What is my point? This: there are still prisoners being held at Guantanamo bay. The United States refused to give these individuals “Prisoner of War” status in spite of heavy international pressure, ostensibly because war against the Taleban was never declared by congress, ergo the Taleban fighters were not truly “opposing army soldiers” at all. Instead, we chose to call them “Enemy Combatants.”

As civil rights cases questioning the legality of the “Enemy Combatants” designation wound their way through the US courts system, the 4th U.S. Circuit Court of Appeals (the highest court which has yet ruled on the matter) found that courts should defer to the military’s designations, such as those of Enemy Combatants, in wartime. Legal scholars were uniformly shocked at this assertion of governmental authority in the face of international law — but law it has become, at least inside the United States.

But an interesting problem now exists. Either we were at war with the Taleban, in which case the prisoners should have been given Prisoner of War status, or we were in wartime with the Taleban (by our own courts’ standard), in which case the prisoners fell under our own Enemy Combatant designation. But regardless of whether we were at war with the Taleban or in wartime with the Taleban, that conflict is now over. There can be no argument on this point; the Taleban no longer exists, its leaders having disbanded and fled to any number of countries, replaced by Hamid Karzai and the new interim government largely as a result of our efforts.

And so, in spite of ourselves, we are once again not only in violation of international law (with which we have yet to comply on this issue by most nations’ measures), but with our own law as well. According to the Geneva Conventions to which we are signatory, regardless of the nature of the conflict or the direction of their loyalties, these prisoners must be returned to their homes once the conflict has ended and cease fire has been achieved. By any reading of the Conventions, this must be the case under either standard — whether “at war” or using our own “in wartime.” If on the other hand they are being held not as the result of such a conflict, but rather as the result of some criminal or civil act in violation of U.S. statute, then both U.S. law and international law dictate that they be given due process, i.e. a trial.

But neither has occurred.
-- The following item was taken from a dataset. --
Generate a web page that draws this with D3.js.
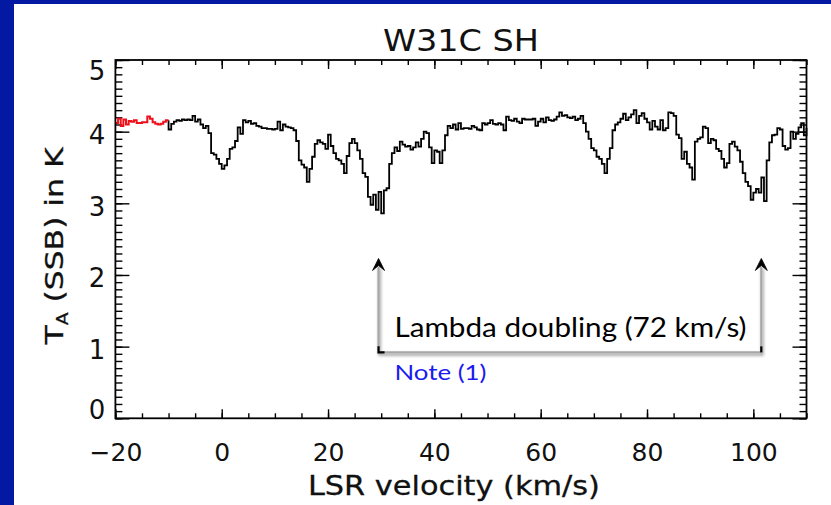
<!DOCTYPE html>
<html>
<head>
<meta charset="utf-8">
<script src="https://cdn.jsdelivr.net/npm/d3@7"></script>
<style>
  html, body { margin: 0; padding: 0; background: #ffffff; }
  #mainDiv { width: 831px; height: 505px; }
</style>
</head>
<body>
<div id="mainDiv"></div>
<script>
'use strict';

// chart data
var chartTitle = 'W31C SH';
var xLabel = 'LSR velocity (km/s)';
var yLabelMain = 'T';
var yLabelSub = 'A';
var yLabelRest = ' (SSB) in K';

var xTicksMajor = [-20, 0, 20, 40, 60, 80, 100];
var yTicksMajor = [0, 1, 2, 3, 4, 5];

// channel grid: -20 .. 110 km/s, 0.5 km/s channels
var channelStart = -20;
var channelEnd = 110;
var channelWidth = 0.5;
var redUntil = -10;   // reference (off-line) part drawn in red

// antenna temperature per channel (K), 10 channels per row
var temps = [
  4.12, 4.18, 4.08, 4.17, 4.10, 4.15, 4.14, 4.16, 4.12, 4.12,   // -20
  4.13, 4.13, 4.21, 4.18, 4.13, 4.11, 4.10, 4.11, 4.14, 4.16,   // -15
  4.03, 4.11, 4.14, 4.16, 4.15, 4.17, 4.16, 4.17, 4.16, 4.22,   // -10
  4.14, 4.17, 4.10, 4.05, 4.08, 3.98, 3.70, 3.68, 3.62, 3.55,   // -5
  3.48, 3.53, 3.62, 3.76, 3.78, 3.87, 4.06, 3.97, 4.16, 4.13,   // 0
  4.15, 4.11, 4.12, 4.08, 4.07, 4.05, 4.05, 4.04, 4.04, 4.03,   // 5
  4.04, 4.14, 4.02, 4.10, 4.07, 4.06, 4.05, 4.02, 3.87, 3.60,   // 10
  3.54, 3.50, 3.30, 3.48, 3.65, 3.83, 3.88, 3.85, 3.83, 3.76,   // 15
  3.96, 3.80, 3.70, 3.62, 3.60, 3.55, 3.42, 3.66, 3.84, 3.90,   // 20
  3.84, 3.74, 3.62, 3.42, 3.37, 3.09, 2.98, 3.12, 2.91, 3.16,   // 25
  2.86, 3.18, 3.21, 3.55, 3.70, 3.78, 3.73, 3.86, 3.82, 3.79,   // 30
  3.80, 3.75, 3.78, 3.85, 3.79, 3.90, 4.00, 3.98, 3.78, 3.56,   // 35
  3.74, 3.72, 3.56, 3.74, 3.95, 4.08, 4.05, 4.10, 4.03, 4.12,   // 40
  4.04, 4.05, 4.05, 4.04, 4.08, 4.06, 4.03, 4.02, 4.12, 4.10,   // 45
  4.12, 4.16, 4.11, 4.10, 4.12, 4.10, 4.02, 4.21, 4.16, 4.15,   // 50
  4.18, 4.14, 4.12, 4.18, 4.17, 4.17, 4.17, 4.18, 4.08, 4.14,   // 55
  4.18, 4.13, 4.20, 4.16, 4.15, 4.17, 4.21, 4.27, 4.22, 4.23,   // 60
  4.20, 4.19, 4.21, 4.16, 4.18, 4.22, 4.12, 4.00, 3.90, 3.77,   // 65
  3.74, 3.65, 3.62, 3.55, 3.42, 3.62, 3.77, 4.02, 4.10, 4.13,   // 70
  4.18, 4.25, 4.16, 4.20, 4.24, 4.30, 4.12, 4.22, 4.26, 4.18,   // 75
  4.13, 4.03, 4.15, 4.07, 4.03, 4.16, 4.02, 4.05, 4.27, 4.26,   // 80
  4.22, 3.96, 3.91, 3.62, 3.72, 3.55, 3.50, 3.33, 3.86, 3.90,   // 85
  3.92, 4.07, 4.05, 3.84, 3.90, 3.88, 3.76, 3.73, 3.62, 3.50,   // 90
  3.56, 3.83, 3.86, 3.79, 3.74, 3.58, 3.42, 3.30, 3.24, 3.05,   // 95
  3.15, 3.20, 3.15, 3.36, 3.03, 3.60, 3.85, 3.95, 3.96, 4.05,   // 100
  4.03, 3.80, 3.75, 3.77, 4.00, 3.90, 3.97, 4.06, 4.12, 3.95,   // 105
  4.05                                                          // 110
];

// annotation (lambda doubling, 72 km/s apart)
var noteText = 'Lambda doubling (72 km/s)';
var noteRef = 'Note (1)';
var lambdaLeft = 29.5;
var lambdaRight = 101.5;
var arrowTop = 2.23;
var arrowBase = 0.92;

var myApp = {};

myApp.margin = {left: 115.4, right: 831 - 806.5, top: 60, bottom: 505 - 418.3};
myApp.width = 831;
myApp.height = 505;

myApp.run = function()
{
    var m = myApp.margin;
    var W = myApp.width, H = myApp.height;
    var pw = W - m.left - m.right;
    var ph = H - m.top - m.bottom;

    var svg = d3.select('#mainDiv').append('svg')
        .attr('width', W)
        .attr('height', H)
        .attr('viewBox', '0 0 ' + W + ' ' + H);

    // drop shadow for the annotation bracket
    var defs = svg.append('defs');
    var f = defs.append('filter').attr('id', 'shadow')
        .attr('x', '-50%').attr('y', '-50%').attr('width', '200%').attr('height', '200%');
    f.append('feDropShadow')
        .attr('dx', 1).attr('dy', 2).attr('stdDeviation', 1.6)
        .attr('flood-color', '#000').attr('flood-opacity', 0.45);

    svg.append('rect').attr('width', W).attr('height', H).attr('fill', '#ffffff');
    // slide border
    svg.append('rect').attr('x', 0).attr('y', 0).attr('width', 14).attr('height', H).attr('fill', '#0419a3');
    svg.append('rect').attr('x', 0).attr('y', 0).attr('width', W).attr('height', 4).attr('fill', '#0419a3');

    var g = svg.append('g').attr('transform', 'translate(' + m.left + ',' + m.top + ')');

    var x = d3.scaleLinear().domain([-20, 110]).range([0, pw]);
    var y = d3.scaleLinear().domain([0, 5]).range([ph, 0]);

    var font = "'DejaVu Sans', 'Liberation Sans', sans-serif";

    // minor ticks
    var xMinor = d3.range(-20, 110.01, 5);
    var yMinor = d3.range(0, 5.001, 0.1).map(function(d){ return +d.toFixed(1); });

    function styleTicks(sel)
    {
        sel.select('.domain').remove();
        sel.selectAll('line').attr('stroke', '#000').attr('stroke-width', 1.4);
    }

    g.append('g').attr('transform', 'translate(0,' + ph + ')')
        .call(d3.axisBottom(x).tickValues(xMinor).tickSize(-5).tickFormat(''))
        .call(styleTicks);
    g.append('g')
        .call(d3.axisTop(x).tickValues(xMinor).tickSize(-5).tickFormat(''))
        .call(styleTicks);
    g.append('g')
        .call(d3.axisTop(x).tickValues(xTicksMajor).tickSize(-9).tickFormat(''))
        .call(styleTicks);
    g.append('g')
        .call(d3.axisLeft(y).tickValues(yMinor).tickSize(-7).tickFormat(''))
        .call(styleTicks);
    g.append('g').attr('transform', 'translate(' + pw + ',0)')
        .call(d3.axisRight(y).tickValues(yMinor).tickSize(-7).tickFormat(''))
        .call(styleTicks);
    g.append('g').attr('transform', 'translate(' + pw + ',0)')
        .call(d3.axisRight(y).tickValues(yTicksMajor).tickSize(-14).tickFormat(''))
        .call(styleTicks);

    // labelled axes
    var xAxis = g.append('g').attr('transform', 'translate(0,' + ph + ')')
        .call(d3.axisBottom(x).tickValues(xTicksMajor).tickSize(-9).tickPadding(0))
        .call(styleTicks);
    xAxis.selectAll('text')
        .attr('y', 42.5).attr('dy', 0)
        .style('font-family', font).style('font-size', '25px').attr('fill', '#111');

    var yShift = {0: -9, 5: 10};
    var yAxis = g.append('g')
        .call(d3.axisLeft(y).tickValues(yTicksMajor).tickSize(-14).tickPadding(10)
            .tickFormat(d3.format('d')))
        .call(styleTicks);
    yAxis.selectAll('text')
        .attr('dy', function(d){ return (9 + (yShift[d] !== undefined ? yShift[d] : 3)) + 'px'; })
        .style('font-family', font).style('font-size', '26px').attr('fill', '#111');

    // spectrum, stepped
    var channels = d3.range(channelStart, channelEnd + channelWidth / 2, channelWidth);
    var pts = channels.map(function(v, i){ return {v: v, t: temps[i]}; });
    var line = d3.line()
        .x(function(d){ return x(d.v); })
        .y(function(d){ return y(d.t); })
        .curve(d3.curveStepAfter);

    var redPts = pts.filter(function(d){ return d.v < redUntil; });
    var blackPts = pts.filter(function(d){ return d.v >= redUntil - channelWidth; });
    blackPts[0] = {v: redUntil, t: blackPts[0].t};

    g.append('path').datum(blackPts)
        .attr('d', line).attr('fill', 'none')
        .attr('stroke', '#000').attr('stroke-width', 1.8);
    g.append('path').datum(redPts.concat([{v: redUntil, t: redPts[redPts.length - 1].t}]))
        .attr('d', line).attr('fill', 'none')
        .attr('stroke', '#f0101a').attr('stroke-width', 2);

    // frame
    g.append('rect').attr('width', pw).attr('height', ph)
        .attr('fill', 'none').attr('stroke', '#000').attr('stroke-width', 1.8);

    // titles
    svg.append('text')
        .attr('x', m.left + pw / 2).attr('y', 51)
        .attr('text-anchor', 'middle')
        .attr('textLength', 156).attr('lengthAdjust', 'spacingAndGlyphs')
        .style('font-family', font).style('font-size', '30px').attr('fill', '#111')
        .text(chartTitle);

    svg.append('text')
        .attr('x', m.left + pw / 2 - 7).attr('y', 495)
        .attr('text-anchor', 'middle')
        .attr('textLength', 292).attr('lengthAdjust', 'spacingAndGlyphs')
        .style('font-family', font).style('font-size', '26px').attr('fill', '#111')
        .attr('stroke', '#111').attr('stroke-width', 0.3)
        .text(xLabel);

    var yl = svg.append('text')
        .attr('transform', 'translate(63,' + 246 + ') rotate(-90)')
        .attr('text-anchor', 'middle')
        .attr('textLength', 197).attr('lengthAdjust', 'spacingAndGlyphs')
        .style('font-family', font).style('font-size', '25px').attr('fill', '#111')
        .attr('stroke', '#111').attr('stroke-width', 0.3);
    yl.append('tspan').text(yLabelMain);
    yl.append('tspan').attr('dy', 5).style('font-size', '15px').text(yLabelSub);
    yl.append('tspan').attr('dy', -5).text(yLabelRest);

    // annotation bracket
    var xl = x(lambdaLeft), xr = x(lambdaRight);
    var yt = y(arrowTop), yb = y(arrowBase);
    var ann = g.append('g');
    ann.append('path')
        .attr('d', 'M' + xl + ',' + (yt + 8) + 'V' + yb + 'H' + xr + 'V' + (yt + 8))
        .attr('fill', 'none').attr('stroke', '#a6a6a6').attr('stroke-width', 2.2)
        .attr('filter', 'url(#shadow)');
    [xl, xr].forEach(function(px)
    {
        ann.append('path')
            .attr('d', 'M' + px + ',' + yt + 'l-6,12l6,-5l6,5z')
            .attr('fill', '#000').attr('stroke', '#000').attr('stroke-width', 0.8)
            .attr('stroke-linejoin', 'round');
    });
    ann.append('path')
        .attr('d', 'M' + xl + ',' + (yb - 6) + 'V' + yb + 'H' + (xl + 6))
        .attr('fill', 'none').attr('stroke', '#000').attr('stroke-width', 2.2);
    ann.append('path')
        .attr('d', 'M' + xr + ',' + (yb - 6) + 'V' + yb)
        .attr('fill', 'none').attr('stroke', '#000').attr('stroke-width', 2.2);

    ann.append('text')
        .attr('x', x(32.5)).attr('y', y(1.134))
        .attr('textLength', 352).attr('lengthAdjust', 'spacingAndGlyphs')
        .style('font-family', "Lato, 'Open Sans', sans-serif").style('font-size', '26px')
        .attr('fill', '#000')
        .text(noteText);
    ann.append('text')
        .attr('x', x(32.5)).attr('y', y(0.535))
        .attr('textLength', 92).attr('lengthAdjust', 'spacingAndGlyphs')
        .style('font-family', "Lato, 'Open Sans', sans-serif").style('font-size', '22px')
        .attr('fill', '#1b1bf0')
        .text(noteRef);
}

window.myApp = myApp;
myApp.run();
</script>
</body>
</html>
These men can no longer legally be held either as Prisoners of War or as Enemy Combatants, yet they remain imprisoned at Guantanamo bay — not a single one has been returned home. The only legal grounds for further detention would lie along lines which would guarantee them due process under law, yet they have not received it — not a single one has been given a lawyer or been arraigned on any charges, much less tried before a jury (or even a judge or tribunal!) in legal proceedings.

These men are, in effect, in a concentration camp. Our concentration camp.